[Start]
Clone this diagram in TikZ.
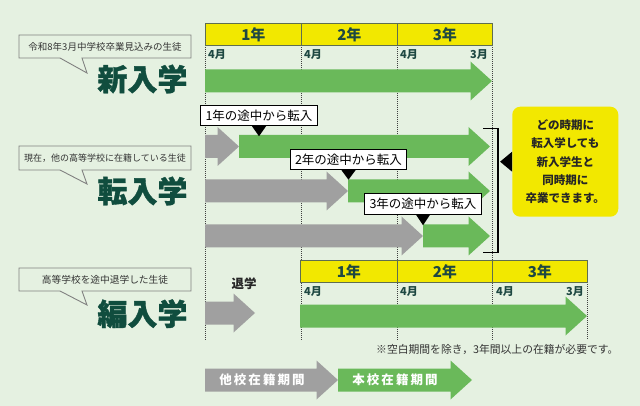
\documentclass[tikz,border=0pt]{standalone}
\usepackage{fontspec}
\setmainfont{Noto Sans CJK JP}
\newfontfamily\fonttitulo[BoldFeatures={FakeBold=1.2}]{Noto Sans CJK JP}
\usetikzlibrary{positioning}
\definecolor{fundo}{RGB}{229,241,225}
\definecolor{verdeseta}{RGB}{106,185,90}
\definecolor{cinzaseta}{RGB}{160,160,160}
\definecolor{amarelo}{RGB}{242,232,0}
\definecolor{verdetitulo}{RGB}{16,77,62}
\definecolor{verdetexto}{RGB}{30,72,66}
\definecolor{bordaano}{RGB}{95,110,80}
\tikzset{
  titulo/.style={anchor=east, text=verdetitulo, font=\fonttitulo\fontsize{30}{30}\selectfont\bfseries},
  balao/.style={draw=gray, line width=0.9pt},
  textobalao/.style={text=black!80, font=\fontsize{9.5}{10}\selectfont},
  ano/.style={draw=bordaano, fill=amarelo, line width=0.8pt, minimum height=22, text=verdetexto, font=\fontsize{15}{15}\selectfont\bfseries},
  mes/.style={text=verdetexto, font=\fontsize{11}{11}\selectfont\bfseries, inner sep=0pt},
  grade/.style={black!75, line width=0.8pt, dash pattern=on 1pt off 1pt},
  rotulo/.style={draw=black, fill=white, line width=1pt, minimum height=20.5, inner xsep=5pt, font=\fontsize{12.5}{12.5}\selectfont},
  legenda/.style={text=white, font=\fontsize{12.5}{12.5}\selectfont\bfseries}
}
% seta larga: x inicial, x da ponta, y do centro, cor
\newcommand{\setabloco}[4]{%
  \fill[#4] (#1,#3-11.5) -- (#2-21.5,#3-11.5) -- (#2-21.5,#3-19.5) -- (#2,#3)
    -- (#2-21.5,#3+19.5) -- (#2-21.5,#3+11.5) -- (#1,#3+11.5) -- cycle;}
\begin{document}
\begin{tikzpicture}[x=1pt,y=-1pt] %Início do desenho, em pixels
					%Fundo
				\fill[fundo] (0,0) rectangle (640,406);
				\useasboundingbox (0,0) rectangle (640,406);
					%Linhas pontilhadas
				\draw[grade] (205,45) -- (205,340);
				\draw[grade] (301,45) -- (301,340);
				\draw[grade] (397,45) -- (397,340);
				\draw[grade] (492,45) -- (492,340);
				\draw[grade] (587,282) -- (587,340);
					%Anos (topo)
				\node[ano, minimum width=96, anchor=north west] (ano1) at (205,23) {1年};
				\node[ano, minimum width=96, anchor=north west] (ano2) at (301,23) {2年};
				\node[ano, minimum width=95, anchor=north west] (ano3) at (397,23) {3年};
				\node[mes, anchor=west] (mes1) at (208,55) {4月};
				\node[mes, anchor=west] (mes2) at (304,55) {4月};
				\node[mes, anchor=west] (mes3) at (400,55) {4月};
				\node[mes, anchor=east] (mes4) at (488,55) {3月};
					%Novo ingresso
				\draw[balao] (19,35) -- (191,35) -- (191,58) -- (82,58) -- (87,73) -- (60,58) -- (19,58) -- cycle;
				\node[textobalao] (bnovo) at (105,46.5) {令和8年3月中学校卒業見込みの生徒};
				\node[titulo] (novo) at (191,79) {新入学};
				\setabloco{205}{492}{81}{verdeseta}
					%Transferência
				\draw[balao] (19,146) -- (191,146) -- (191,170) -- (82,170) -- (87,184) -- (60,170) -- (19,170) -- cycle;
				\node[textobalao, font=\fontsize{9}{10}\selectfont] (btrans) at (105,158) {現在，他の高等学校に在籍している生徒};
				\node[titulo] (trans) at (191,191) {転入学};
				\setabloco{205}{239}{146.5}{cinzaseta}
				\setabloco{239}{490}{146.5}{verdeseta}
				\setabloco{205}{348}{191}{cinzaseta}
				\setabloco{348}{490}{191}{verdeseta}
				\setabloco{205}{423}{236}{cinzaseta}
				\setabloco{423}{490}{236}{verdeseta}
				\node[rotulo] (rot1) at (259,115.5) {1年の途中から転入};
				\node[rotulo] (rot2) at (348.5,159.5) {2年の途中から転入};
				\node[rotulo] (rot3) at (423,204) {3年の途中から転入};
				\fill (rot1.south) ++(-7,0) -- ++(14,0) -- ++(-7,10) -- cycle;
				\fill (rot2.south) ++(-7,0) -- ++(14,0) -- ++(-7,9.5) -- cycle;
				\fill (rot3.south) ++(-7,0) -- ++(14,0) -- ++(-7,10.5) -- cycle;
					%Chave e mensagem
				\draw[line width=1.2pt] (483,128.5) -- (498,128.5) -- (498,252.5) -- (483,252.5);
				\node[fill=amarelo, rounded corners=8pt, minimum width=106, minimum height=110, align=center,
				      text=black!85, font=\fontsize{11.5}{18.2}\selectfont\bfseries] (msg) at (565.3,161.7)
				      {どの時期に\\転入学しても\\新入学生と\\同時期に\\卒業できます。};
				\fill (msg.west) ++(0,-10) -- ++(-12,10) -- ++(12,10) -- cycle;
					%Admissão
				\draw[balao] (19,268) -- (191,268) -- (191,291) -- (82,291) -- (87,305) -- (60,291) -- (19,291) -- cycle;
				\node[textobalao, font=\fontsize{9.7}{10}\selectfont] (badm) at (105,279.5) {高等学校を途中退学した生徒};
				\node[titulo] (adm) at (191,313.7) {編入学};
				\node[font=\fontsize{12.5}{12.5}\selectfont\bfseries, text=black!85] (saida) at (244,283.3) {退学};
				\setabloco{205}{255}{313}{cinzaseta}
					%Anos (baixo)
				\node[ano, minimum width=97, anchor=north west] (bano1) at (300,260) {1年};
				\node[ano, minimum width=95, anchor=north west] (bano2) at (397,260) {2年};
				\node[ano, minimum width=95, anchor=north west] (bano3) at (492,260) {3年};
				\node[mes, anchor=west] (bmes1) at (304,292) {4月};
				\node[mes, anchor=west] (bmes2) at (400,292) {4月};
				\node[mes, anchor=west] (bmes3) at (496,292) {4月};
				\node[mes, anchor=east] (bmes4) at (584,292) {3月};
				\setabloco{300}{587}{316}{verdeseta}
				\node[anchor=west, text=black!80, font=\fontsize{10.8}{11}\selectfont, inner sep=0pt] (nota) at (376,350)
				      {※空白期間を除き，3年間以上の在籍が必要です。};
					%Legenda
				\setabloco{205}{338}{380}{cinzaseta}
				\setabloco{338}{472}{380}{verdeseta}
				\node[legenda] (leg1) at (262,380) {他\,校\,在\,籍\,期\,間};
				\node[legenda] (leg2) at (395,380) {本\,校\,在\,籍\,期\,間};
\end{tikzpicture}
\end{document}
[End]
What you are asked to do -> Transcribe all the data word for word; the images stay out.

Result for this exercise ->
Clone this diagram in TikZ.
\documentclass[tikz,border=0pt]{standalone}
\usepackage{fontspec}
\setmainfont{Noto Sans CJK JP}
\newfontfamily\fonttitulo[BoldFeatures={FakeBold=1.2}]{Noto Sans CJK JP}
\usetikzlibrary{positioning}
\definecolor{fundo}{RGB}{229,241,225}
\definecolor{verdeseta}{RGB}{106,185,90}
\definecolor{cinzaseta}{RGB}{160,160,160}
\definecolor{amarelo}{RGB}{242,232,0}
\definecolor{verdetitulo}{RGB}{16,77,62}
\definecolor{verdetexto}{RGB}{30,72,66}
\definecolor{bordaano}{RGB}{95,110,80}
\tikzset{
  titulo/.style={anchor=east, text=verdetitulo, font=\fonttitulo\fontsize{30}{30}\selectfont\bfseries},
  balao/.style={draw=gray, line width=0.9pt},
  textobalao/.style={text=black!80, font=\fontsize{9.5}{10}\selectfont},
  ano/.style={draw=bordaano, fill=amarelo, line width=0.8pt, minimum height=22, text=verdetexto, font=\fontsize{15}{15}\selectfont\bfseries},
  mes/.style={text=verdetexto, font=\fontsize{11}{11}\selectfont\bfseries, inner sep=0pt},
  grade/.style={black!75, line width=0.8pt, dash pattern=on 1pt off 1pt},
  rotulo/.style={draw=black, fill=white, line width=1pt, minimum height=20.5, inner xsep=5pt, font=\fontsize{12.5}{12.5}\selectfont},
  legenda/.style={text=white, font=\fontsize{12.5}{12.5}\selectfont\bfseries}
}
% seta larga: x inicial, x da ponta, y do centro, cor
\newcommand{\setabloco}[4]{%
  \fill[#4] (#1,#3-11.5) -- (#2-21.5,#3-11.5) -- (#2-21.5,#3-19.5) -- (#2,#3)
    -- (#2-21.5,#3+19.5) -- (#2-21.5,#3+11.5) -- (#1,#3+11.5) -- cycle;}
\begin{document}
\begin{tikzpicture}[x=1pt,y=-1pt] %Início do desenho, em pixels
					%Fundo
				\fill[fundo] (0,0) rectangle (640,406);
				\useasboundingbox (0,0) rectangle (640,406);
					%Linhas pontilhadas
				\draw[grade] (205,45) -- (205,340);
				\draw[grade] (301,45) -- (301,340);
				\draw[grade] (397,45) -- (397,340);
				\draw[grade] (492,45) -- (492,340);
				\draw[grade] (587,282) -- (587,340);
					%Anos (topo)
				\node[ano, minimum width=96, anchor=north west] (ano1) at (205,23) {1年};
				\node[ano, minimum width=96, anchor=north west] (ano2) at (301,23) {2年};
				\node[ano, minimum width=95, anchor=north west] (ano3) at (397,23) {3年};
				\node[mes, anchor=west] (mes1) at (208,55) {4月};
				\node[mes, anchor=west] (mes2) at (304,55) {4月};
				\node[mes, anchor=west] (mes3) at (400,55) {4月};
				\node[mes, anchor=east] (mes4) at (488,55) {3月};
					%Novo ingresso
				\draw[balao] (19,35) -- (191,35) -- (191,58) -- (82,58) -- (87,73) -- (60,58) -- (19,58) -- cycle;
				\node[textobalao] (bnovo) at (105,46.5) {令和8年3月中学校卒業見込みの生徒};
				\node[titulo] (novo) at (191,79) {新入学};
				\setabloco{205}{492}{81}{verdeseta}
					%Transferência
				\draw[balao] (19,146) -- (191,146) -- (191,170) -- (82,170) -- (87,184) -- (60,170) -- (19,170) -- cycle;
				\node[textobalao, font=\fontsize{9}{10}\selectfont] (btrans) at (105,158) {現在，他の高等学校に在籍している生徒};
				\node[titulo] (trans) at (191,191) {転入学};
				\setabloco{205}{239}{146.5}{cinzaseta}
				\setabloco{239}{490}{146.5}{verdeseta}
				\setabloco{205}{348}{191}{cinzaseta}
				\setabloco{348}{490}{191}{verdeseta}
				\setabloco{205}{423}{236}{cinzaseta}
				\setabloco{423}{490}{236}{verdeseta}
				\node[rotulo] (rot1) at (259,115.5) {1年の途中から転入};
				\node[rotulo] (rot2) at (348.5,159.5) {2年の途中から転入};
				\node[rotulo] (rot3) at (423,204) {3年の途中から転入};
				\fill (rot1.south) ++(-7,0) -- ++(14,0) -- ++(-7,10) -- cycle;
				\fill (rot2.south) ++(-7,0) -- ++(14,0) -- ++(-7,9.5) -- cycle;
				\fill (rot3.south) ++(-7,0) -- ++(14,0) -- ++(-7,10.5) -- cycle;
					%Chave e mensagem
				\draw[line width=1.2pt] (483,128.5) -- (498,128.5) -- (498,252.5) -- (483,252.5);
				\node[fill=amarelo, rounded corners=8pt, minimum width=106, minimum height=110, align=center,
				      text=black!85, font=\fontsize{11.5}{18.2}\selectfont\bfseries] (msg) at (565.3,161.7)
				      {どの時期に\\転入学しても\\新入学生と\\同時期に\\卒業できます。};
				\fill (msg.west) ++(0,-10) -- ++(-12,10) -- ++(12,10) -- cycle;
					%Admissão
				\draw[balao] (19,268) -- (191,268) -- (191,291) -- (82,291) -- (87,305) -- (60,291) -- (19,291) -- cycle;
				\node[textobalao, font=\fontsize{9.7}{10}\selectfont] (badm) at (105,279.5) {高等学校を途中退学した生徒};
				\node[titulo] (adm) at (191,313.7) {編入学};
				\node[font=\fontsize{12.5}{12.5}\selectfont\bfseries, text=black!85] (saida) at (244,283.3) {退学};
				\setabloco{205}{255}{313}{cinzaseta}
					%Anos (baixo)
				\node[ano, minimum width=97, anchor=north west] (bano1) at (300,260) {1年};
				\node[ano, minimum width=95, anchor=north west] (bano2) at (397,260) {2年};
				\node[ano, minimum width=95, anchor=north west] (bano3) at (492,260) {3年};
				\node[mes, anchor=west] (bmes1) at (304,292) {4月};
				\node[mes, anchor=west] (bmes2) at (400,292) {4月};
				\node[mes, anchor=west] (bmes3) at (496,292) {4月};
				\node[mes, anchor=east] (bmes4) at (584,292) {3月};
				\setabloco{300}{587}{316}{verdeseta}
				\node[anchor=west, text=black!80, font=\fontsize{10.8}{11}\selectfont, inner sep=0pt] (nota) at (376,350)
				      {※空白期間を除き，3年間以上の在籍が必要です。};
					%Legenda
				\setabloco{205}{338}{380}{cinzaseta}
				\setabloco{338}{472}{380}{verdeseta}
				\node[legenda] (leg1) at (262,380) {他\,校\,在\,籍\,期\,間};
				\node[legenda] (leg2) at (395,380) {本\,校\,在\,籍\,期\,間};
\end{tikzpicture}
\end{document}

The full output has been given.